Evolution of Central Counterparty Clearing in India
In India, the development of CCP clearing has been closely linked with financial market reforms initiated since the 1990s. The establishment of modern exchanges and clearing corporations marked a shift from fragmented and informal settlement systems to robust, technology-driven infrastructures.
The Clearing Corporation of India Limited (CCIL) was established to provide CCP services for money market, government securities, and foreign exchange transactions. In the equity and derivatives markets, clearing corporations associated with stock exchanges perform CCP functions. These institutions operate under the regulatory oversight of the Reserve Bank of India and the Securities and Exchange Board of India, depending on the market segment.
Regulatory Framework and Oversight in India
The regulatory framework governing CCPs in India emphasises safety, transparency, and resilience. CCPs are required to maintain robust risk management systems, including initial margins, variation margins, default funds, and stress-testing mechanisms. They must also adhere to international standards such as the Principles for Financial Market Infrastructures (PFMI) issued by global standard-setting bodies.
The Reserve Bank of India regulates CCPs involved in money, government securities, and foreign exchange markets, while SEBI oversees those operating in securities and derivatives markets. Regular supervision, audits, and disclosure requirements ensure that CCPs remain financially sound and operationally resilient.
Importance of CCP Clearing for the Indian Economy
Central Counterparty Clearing contributes significantly to the overall stability and efficiency of the Indian economy. By reducing counterparty and settlement risks, CCPs enhance investor confidence and encourage greater participation in financial markets. This, in turn, improves liquidity, price discovery, and capital formation.
For the government and corporate sectors, efficient CCP clearing lowers transaction costs and supports the development of deep and liquid bond and derivatives markets. These markets are essential for effective monetary policy transmission, public debt management, and risk hedging by businesses. In the broader macroeconomic context, CCPs act as shock absorbers during periods of financial stress by containing defaults and preventing their spread across the system.
Risk Management and Default Handling by CCPs
A defining feature of CCPs is their comprehensive risk management framework. Participants are required to post margins based on their risk exposure, which are adjusted daily to reflect market movements. In addition, CCPs maintain default or guarantee funds contributed by members to cover losses beyond individual margins.
In the event of a member default, the CCP follows a predefined default waterfall.
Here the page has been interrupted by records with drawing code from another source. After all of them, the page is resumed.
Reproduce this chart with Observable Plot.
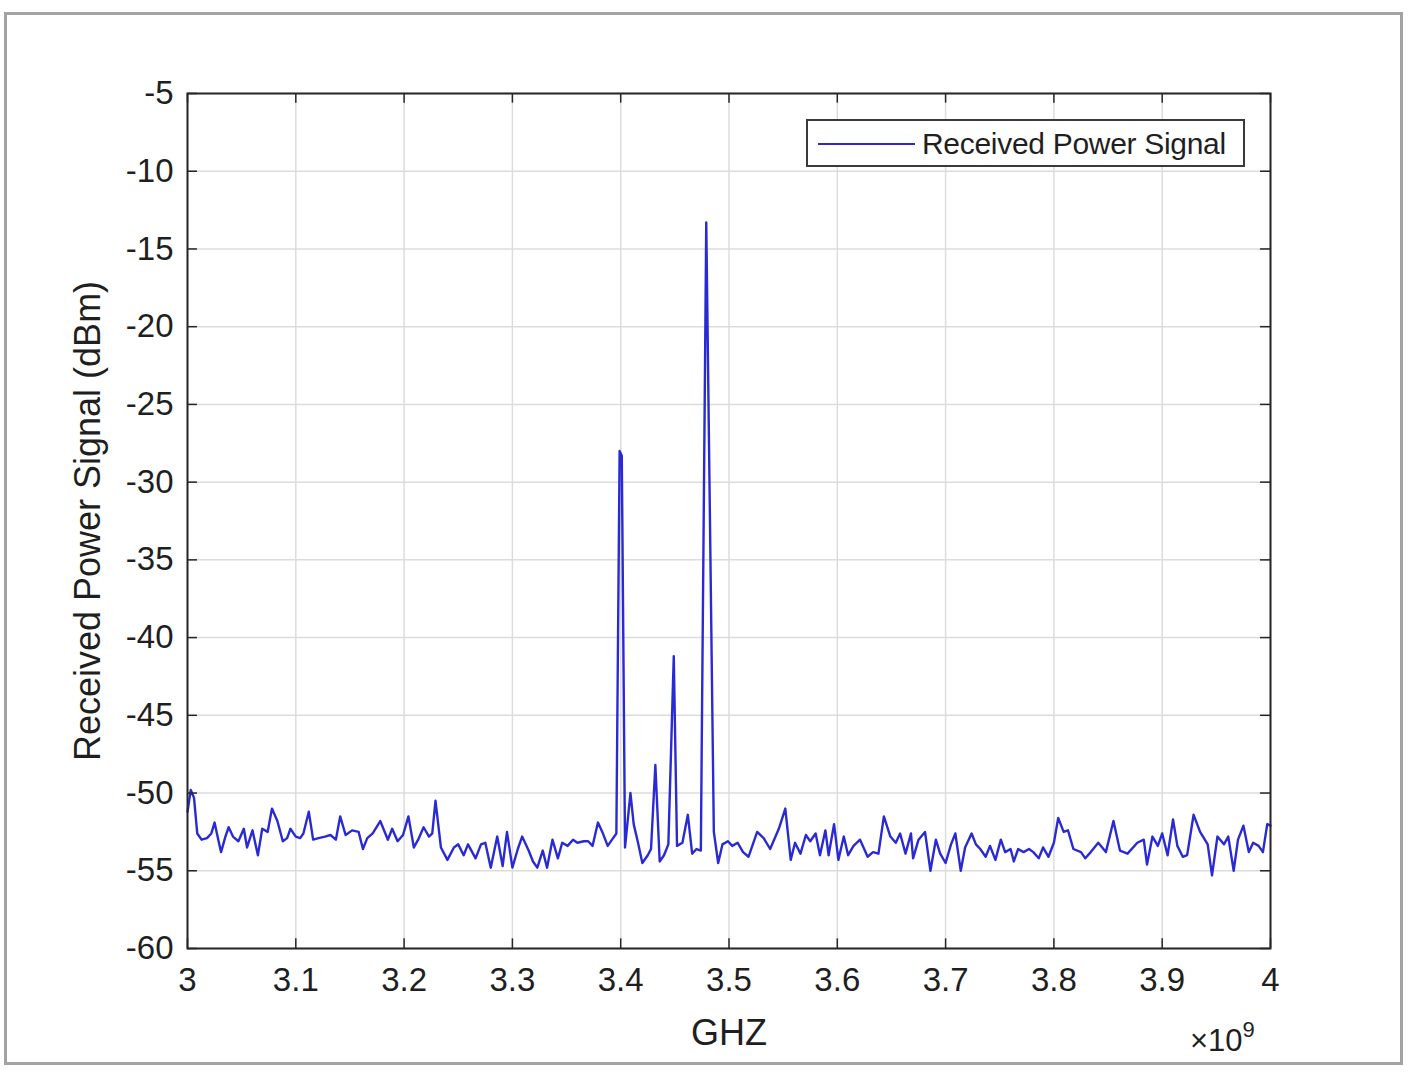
<!DOCTYPE html>
<html>
<head>
<meta charset="utf-8">
<script src="https://cdn.jsdelivr.net/npm/d3@7"></script>
<script src="https://cdn.jsdelivr.net/npm/@observablehq/plot@0.6"></script>
<style>
  html, body { margin: 0; padding: 0; background: #fff; }
  #wrap { position: relative; width: 1417px; height: 1081px; overflow: hidden; font-family: "Liberation Sans", Arial, sans-serif; color: #1f1f1f; }
  #outer { position: absolute; left: 4px; top: 12px; width: 1399px; height: 1053px; border: 3px solid #a3a3a3; box-sizing: border-box; }
  #chart { position: absolute; left: 0; top: 0; }
  #legend { position: absolute; left: 806px; top: 119px; width: 439px; height: 48px; box-sizing: border-box; border: 2px solid #3a3a3a; background: #fff; }
  #legend .ln { position: absolute; left: 10px; top: 22px; width: 97px; height: 2px; background: #2a2ad4; }
  #legend .tx { position: absolute; left: 114px; top: 7px; font-size: 30px; line-height: 32px; white-space: nowrap; letter-spacing: -0.3px; }
  #expo { position: absolute; left: 1190px; top: 1020px; font-size: 31px; white-space: nowrap; }
  #expo sup { font-size: 22px; position: relative; top: -3px; }
</style>
</head>
<body>
<div id="wrap">
  <div id="outer"></div>
  <div id="chart"></div>
  <div id="legend"><div class="ln"></div><div class="tx">Received Power Signal</div></div>
  <div id="expo">×10<sup>9</sup></div>
</div>
<script>
// Frequency (GHz, axis shown ×10^9) and received power (dBm)
const freqGHz = [
  3.000,3.003,3.006,3.009,3.013,3.018,3.022,3.025,3.029,3.031,3.035,3.038,3.042,3.047,3.052,3.055,3.060,3.065,3.069,3.074,
  3.078,3.083,3.088,3.092,3.095,3.100,3.104,3.107,3.112,3.116,3.121,3.127,3.132,3.137,3.141,3.146,3.152,3.158,3.162,3.166,
  3.171,3.178,3.185,3.189,3.194,3.199,3.204,3.209,3.213,3.218,3.223,3.226,3.229,3.234,3.240,3.246,3.250,3.255,3.259,3.266,
  3.271,3.275,3.280,3.286,3.291,3.295,3.300,3.305,3.309,3.315,3.319,3.323,3.328,3.332,3.337,3.342,3.346,3.351,3.356,3.360,
  3.366,3.370,3.374,3.379,3.383,3.388,3.392,3.396,3.399,3.401,3.404,3.409,3.412,3.416,3.420,3.425,3.428,3.432,3.436,3.440,
  3.444,3.449,3.452,3.457,3.462,3.466,3.470,3.474,3.479,3.486,3.490,3.494,3.499,3.503,3.508,3.513,3.518,3.522,3.526,3.532,
  3.538,3.546,3.552,3.557,3.561,3.566,3.571,3.575,3.580,3.584,3.589,3.592,3.597,3.601,3.606,3.610,3.615,3.621,3.628,3.633,
  3.638,3.643,3.649,3.654,3.658,3.663,3.668,3.670,3.675,3.681,3.686,3.691,3.695,3.700,3.705,3.709,3.714,3.718,3.724,3.728,
  3.732,3.737,3.741,3.746,3.751,3.755,3.760,3.763,3.767,3.772,3.777,3.781,3.786,3.790,3.795,3.800,3.804,3.809,3.813,3.818,
  3.825,3.829,3.834,3.841,3.848,3.855,3.861,3.868,3.877,3.883,3.886,3.891,3.896,3.900,3.905,3.910,3.914,3.919,3.923,3.929,
  3.935,3.942,3.946,3.951,3.957,3.961,3.966,3.970,3.975,3.980,3.984,3.989,3.993,3.997,4.000
];
const powerDbm = [
  -51.2,-49.8,-50.3,-52.6,-53.0,-52.9,-52.6,-51.9,-53.2,-53.8,-52.8,-52.2,-52.8,-53.1,-52.3,-53.5,-52.4,-54.0,-52.3,-52.5,
  -51.0,-51.8,-53.1,-52.9,-52.3,-52.8,-52.9,-52.6,-51.2,-53.0,-52.9,-52.8,-52.7,-53.0,-51.5,-52.7,-52.4,-52.5,-53.6,-52.9,
  -52.6,-51.8,-53.0,-52.3,-53.1,-52.7,-51.5,-53.5,-53.0,-52.2,-52.8,-52.6,-50.5,-53.5,-54.3,-53.5,-53.3,-54.0,-53.3,-54.2,
  -53.3,-53.2,-54.8,-52.8,-54.7,-52.5,-54.8,-53.6,-52.8,-53.7,-54.4,-54.8,-53.7,-54.8,-53.0,-54.2,-53.2,-53.4,-53.0,-53.2,
  -53.1,-53.1,-53.4,-51.9,-52.5,-53.4,-53.0,-52.6,-28.0,-28.3,-53.5,-50.0,-52.0,-53.2,-54.5,-54.0,-53.6,-48.2,-54.4,-54.0,
  -53.3,-41.2,-53.4,-53.2,-51.4,-53.9,-53.6,-53.7,-13.3,-52.5,-54.5,-53.3,-53.1,-53.4,-53.2,-53.8,-54.1,-53.3,-52.5,-52.9,
  -53.6,-52.3,-51.0,-54.3,-53.2,-53.9,-52.7,-53.1,-52.6,-54.0,-52.4,-54.0,-52.0,-54.3,-52.8,-54.0,-53.4,-53.0,-54.1,-53.8,
  -53.9,-51.5,-52.8,-53.2,-52.6,-53.9,-52.6,-54.2,-53.0,-52.5,-55.0,-53.0,-53.9,-54.5,-53.3,-52.6,-55.0,-53.5,-52.6,-53.3,
  -53.6,-54.1,-53.4,-54.3,-53.0,-53.8,-53.6,-54.4,-53.6,-53.8,-53.6,-53.8,-54.2,-53.5,-54.1,-53.2,-51.6,-52.5,-52.4,-53.6,
  -53.8,-54.2,-53.8,-53.2,-53.8,-51.8,-53.7,-53.9,-53.2,-53.0,-54.6,-52.8,-53.4,-52.6,-54.0,-51.7,-53.4,-54.1,-54.0,-51.4,
  -52.5,-53.3,-55.3,-52.8,-53.3,-52.8,-55.0,-53.0,-52.1,-53.8,-53.2,-53.4,-53.8,-52.0,-52.1
];
const xTicks = [3, 3.1, 3.2, 3.3, 3.4, 3.5, 3.6, 3.7, 3.8, 3.9, 4];
const yTicks = [-60, -55, -50, -45, -40, -35, -30, -25, -20, -15, -10, -5];

const data = freqGHz.map((f, i) => ({f, p: powerDbm[i]}));

const axisColor = "#262626";
const textColor = "#1f1f1f";
const gridColor = "#dcdcdc";
const tickLenY = 0.62;   // inward tick length in dBm units
const tickLenX = 0.0092; // inward tick length in GHz units

const chart = Plot.plot({
  width: 1417,
  height: 1081,
  marginLeft: 187,
  marginRight: 147,
  marginTop: 93,
  marginBottom: 133,
  style: {fontFamily: "'Liberation Sans', Arial, sans-serif", fontSize: "33px", color: textColor, background: "transparent"},
  x: {domain: [3, 4]},
  y: {domain: [-60, -5]},
  marks: [
    Plot.gridX(xTicks, {stroke: gridColor, strokeOpacity: 1, strokeWidth: 1.5}),
    Plot.gridY(yTicks, {stroke: gridColor, strokeOpacity: 1, strokeWidth: 1.5}),
    Plot.line(data, {x: "f", y: "p", stroke: "#2a2ad4", strokeWidth: 2.4, curve: "linear", strokeLinejoin: "round"}),
    // inward ticks (bottom, top, left, right)
    Plot.ruleX(xTicks, {x: d => d, y1: () => -60, y2: () => -60 + tickLenY, stroke: axisColor, strokeWidth: 1.5}),
    Plot.ruleX(xTicks, {x: d => d, y1: () => -5, y2: () => -5 - tickLenY, stroke: axisColor, strokeWidth: 1.5}),
    Plot.ruleY(yTicks, {y: d => d, x1: () => 3, x2: () => 3 + tickLenX, stroke: axisColor, strokeWidth: 1.5}),
    Plot.ruleY(yTicks, {y: d => d, x1: () => 4, x2: () => 4 - tickLenX, stroke: axisColor, strokeWidth: 1.5}),
    Plot.frame({stroke: axisColor, strokeWidth: 2}),
    Plot.axisX(xTicks, {
      tickSize: 0, tickPadding: 19, tickFormat: d => String(d), fontSize: 33,
      label: "GHZ", labelAnchor: "center", labelOffset: 96, labelArrow: "none"
    }),
    Plot.axisY(yTicks, {
      tickSize: 0, tickPadding: 14, tickFormat: d => String(d), fontSize: 33,
      label: "Received Power Signal (dBm)", labelAnchor: "center", labelOffset: 113, labelArrow: "none"
    })
  ]
});
// Axis titles are a touch larger than tick labels (MATLAB style)
chart.querySelectorAll("g[aria-label='x-axis label'] text, g[aria-label='y-axis label'] text").forEach(t => t.setAttribute("font-size", 36));
document.getElementById("chart").appendChild(chart);
</script>
</body>
</html>
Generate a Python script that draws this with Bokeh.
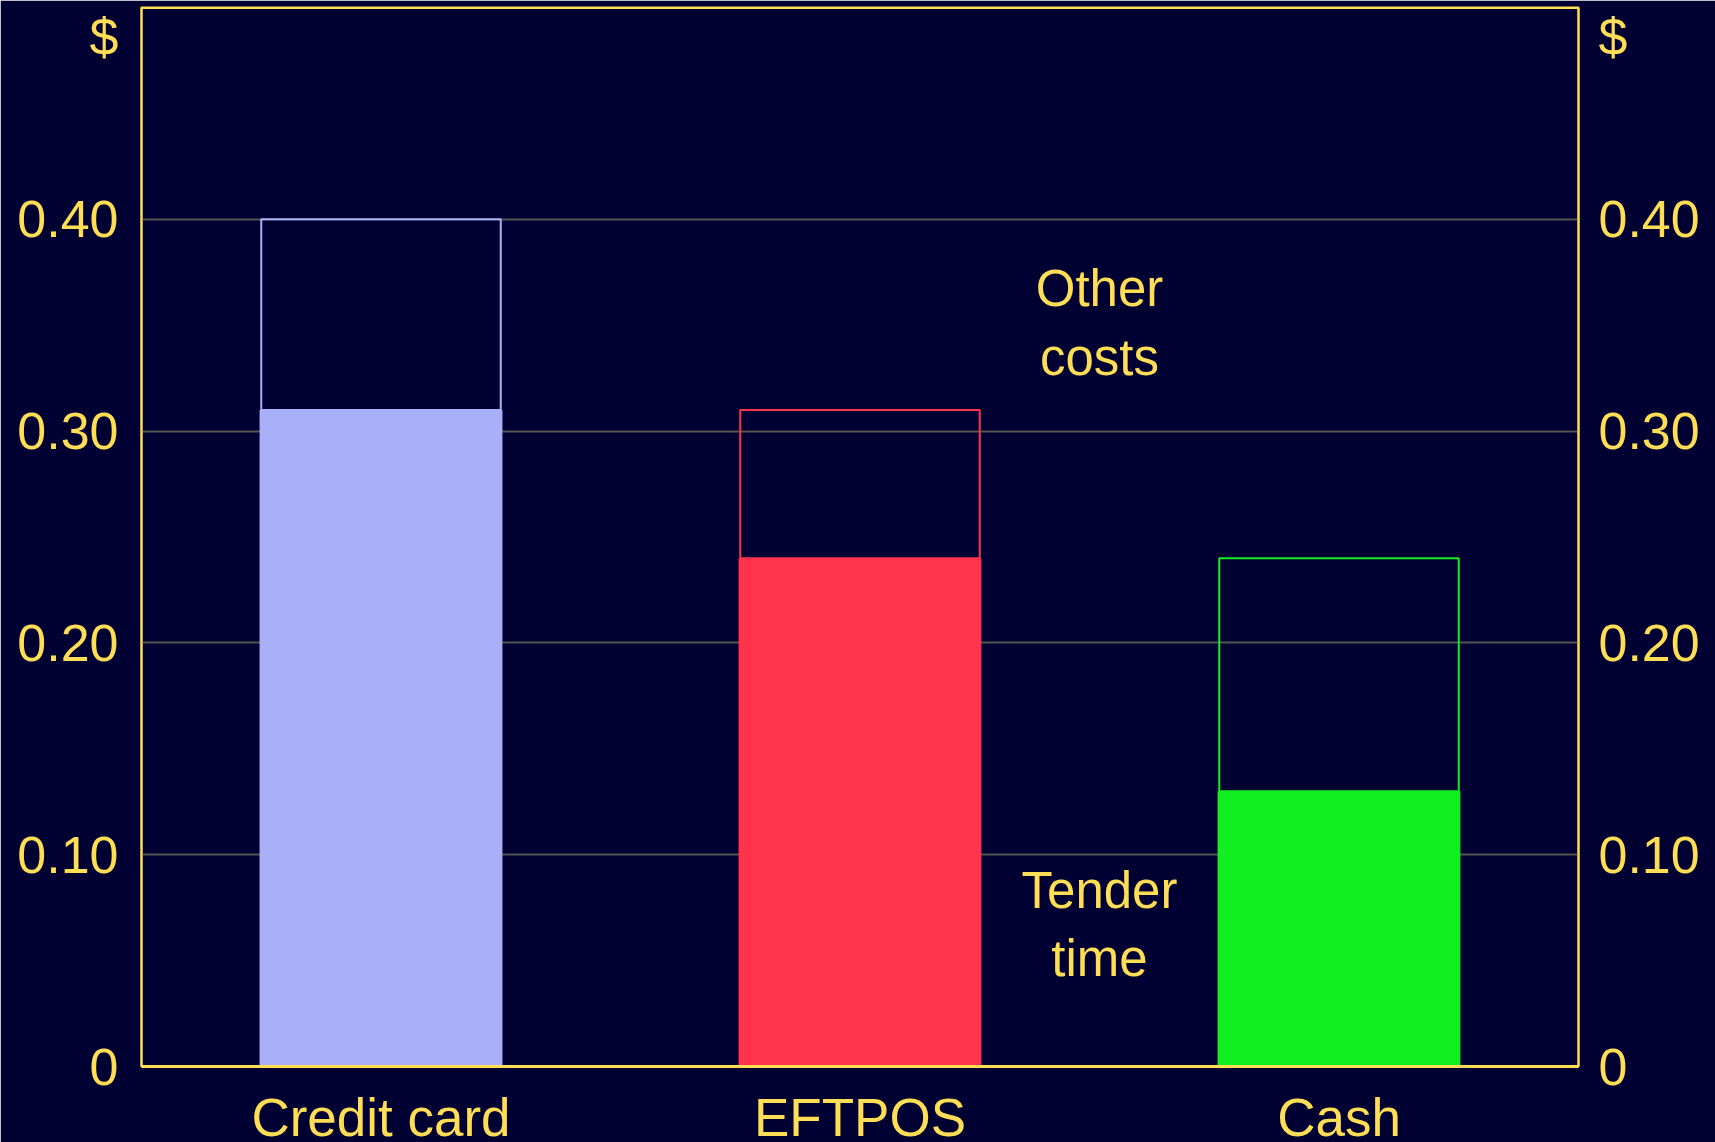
from bokeh.plotting import figure
from bokeh.models import (ColumnDataSource, FixedTicker, LinearAxis, Span,
                          Range1d, FactorRange)
from bokeh.core.properties import value
from bokeh.embed import file_html
from bokeh.resources import INLINE

categories = ["Credit card", "EFTPOS", "Cash"]
tender_time = [0.31, 0.24, 0.13]
total_cost = [0.40, 0.31, 0.24]
bar_colors = ["#AAB0F8", "#FF3349", "#11EE22"]
y_ticks = [0, 0.1, 0.2, 0.3, 0.4]
y_tick_labels = ["0", "0.10", "0.20", "0.30", "0.40"]
unit_label = "$"
unit_pos = 0.486

BG = "#000033"
YEL = "#FFDD55"
FONT = "Liberation Sans"

src = ColumnDataSource(dict(cat=categories, tender=tender_time, total=total_cost,
                            color=bar_colors))

p = figure(x_range=FactorRange(factors=categories, range_padding=0),
           y_range=Range1d(0, 0.5),
           width=1715, height=1149, output_backend="svg", toolbar_location=None,
           min_border_left=141, min_border_right=137, min_border_top=7,
           min_border_bottom=77)

p.background_fill_color = BG
p.border_fill_color = BG
p.outline_line_color = YEL
p.outline_line_width = 2

# filled tender-time bars
p.vbar(x="cat", top="tender", bottom=0, width=0.507, source=src,
       fill_color="color", line_color=None)
# outlined other-cost boxes
p.vbar(x="cat", top="total", bottom="tender", width=0.5, source=src,
       fill_color=None, line_color="color", line_width=2)

# grid
p.xgrid.grid_line_color = None
p.ygrid.grid_line_color = "#555550"
p.ygrid.grid_line_width = 2
p.ygrid.ticker = FixedTicker(ticks=y_ticks[1:])

overrides = {t: l for t, l in zip(y_ticks, y_tick_labels)}
overrides[unit_pos] = unit_label

def style_y(ax, standoff):
    ax.ticker = FixedTicker(ticks=y_ticks + [unit_pos])
    ax.major_label_overrides = overrides
    ax.major_tick_line_color = None
    ax.minor_tick_line_color = None
    ax.axis_line_color = YEL
    ax.axis_line_width = 2
    ax.major_label_text_color = YEL
    ax.major_label_text_font = FONT
    ax.major_label_text_font_size = "52px"
    ax.major_label_standoff = standoff

style_y(p.yaxis[0], 17)
ry = LinearAxis()
style_y(ry, 14)
p.add_layout(ry, "right")

xa = p.xaxis[0]
xa.major_tick_line_color = None
xa.minor_tick_line_color = None
xa.axis_line_color = YEL
xa.axis_line_width = 3
xa.major_label_text_color = YEL
xa.major_label_text_font = FONT
xa.major_label_text_font_size = "53px"
xa.major_label_standoff = 15

p.add_layout(Span(location=0.5, dimension="width", line_color=YEL, line_width=3))

# annotations
p.text(x=[2.0, 2.0], y=[0.351, 0.067], text=["Other\ncosts", "Tender\ntime"],
       text_color=YEL, text_font=value(FONT), text_font_size="51px",
       text_align="center", text_baseline="middle", text_line_height=1.2)

html = file_html(p, INLINE)
html = html.replace("<body>",
                    '<body style="background-color:#000033; overflow:hidden;">', 1)
html = html.replace("<html", '<html style="overflow:hidden;"', 1) if "<html" in html else html
open("out.html", "w").write(html)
This typically involves the use of the defaulter’s margins, followed by their contribution to the default fund, and then the CCP’s own capital and mutualised resources. Such structured default management ensures continuity of market operations and protects non-defaulting participants.
Advantages and Limitations of Central Counterparty Clearing
The primary advantages of CCP clearing include reduction of counterparty risk, enhanced market transparency, efficient netting of exposures, and improved regulatory oversight. CCPs also facilitate standardisation of contracts and settlement processes, contributing to orderly market development.
However, CCPs themselves can become systemically important institutions. Concentration of risk within a CCP means that its failure could have severe consequences for the financial system. As a result, strong governance, adequate capitalisation, and effective supervision are essential. In India, continuous regulatory vigilance seeks to balance the benefits of CCP clearing with the potential risks arising from excessive centralisation.